How we Learn to Dream amidst Chaos.

Often I catch myself wondering, what really is the true essence of dreaming?

Does it involve a grand escape from reality? Does it reflect a sense of anxiety and wanting to fix things? Does it involve immense positive scenarios that are just too good to be true?

More often than not, it’s a combination of all of the above.

We would give anything to not wake up to reality and deal with real-life stories. Everything is always rosier in dreamland. But that is hardly ever the solution for anything.

But we should dream, definitely.

We should dream of infusing our present with motivation, so that we don’t plot escape plans.

We should dream of flushing out negativity from our life and filling it with realistic hope.

But amidst dreaming, we should learn to embrace life in its chaotic character. You cannot dream of a better version of your life until and unless you have met chaos. And chaos takes a different shape and form in each person’s life. There is no set definition for it.

You ask a young student about this and you’ll get an insight into all the rusty sides of school life for them. It can be ranging from disrupted school routines to cancelled plans to boring family obligations. A young child sees chaos with the most innocent perspective, they see chaos as a temporary issue that life will solve. If they had to experience a setback in studies or activities, they truly believe it will be different tomorrow, a new day with new chances.

Then you ask an adult in their 20s or 30s what chaos is. They will probably give a larger list of chaotic disruptions in life. From missing out on excellent opportunities in studies or career, to having to face heartache on a personal and relational level.

In this age, chaos is caused by life’s unpleasant turns, unplanned tragedies, and unexpected obstacles. Any adult in this stage of life has been through some challenging situations that have changed the filter of their perspectives. For them, this chaos is life-altering and something that a new day can’t rewrite. So they deal with it by handling it each day with a new outlook.

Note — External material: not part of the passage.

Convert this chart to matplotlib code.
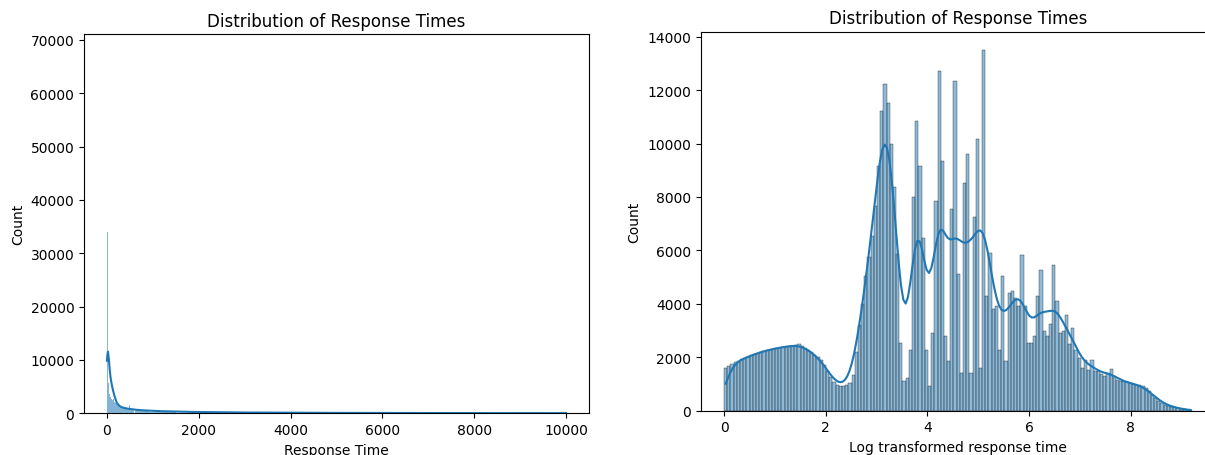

Then you ask a middle-aged person or a senior citizen about chaos, and they will say worldly things like, “life is temporary and our outlook is permanent.” To some extent, living life on earth for so many decades makes one wiser and calmer. Makes us value one good thing and not focus on the other innumerable bad things. At this age, chaos is a seasoned guest who visits them every now and then, and they just happen to handle the changes with utmost care and understanding.

As we grow older, life envelops us with a lot of experiences, and we find ourselves trying to keep the positive experiences close to us. And when chaos brings with it any sadness or grief, we may panic.

But we should dream, definitely.

We should learn to keep believing in all the beautiful opportunities that tomorrow will bring.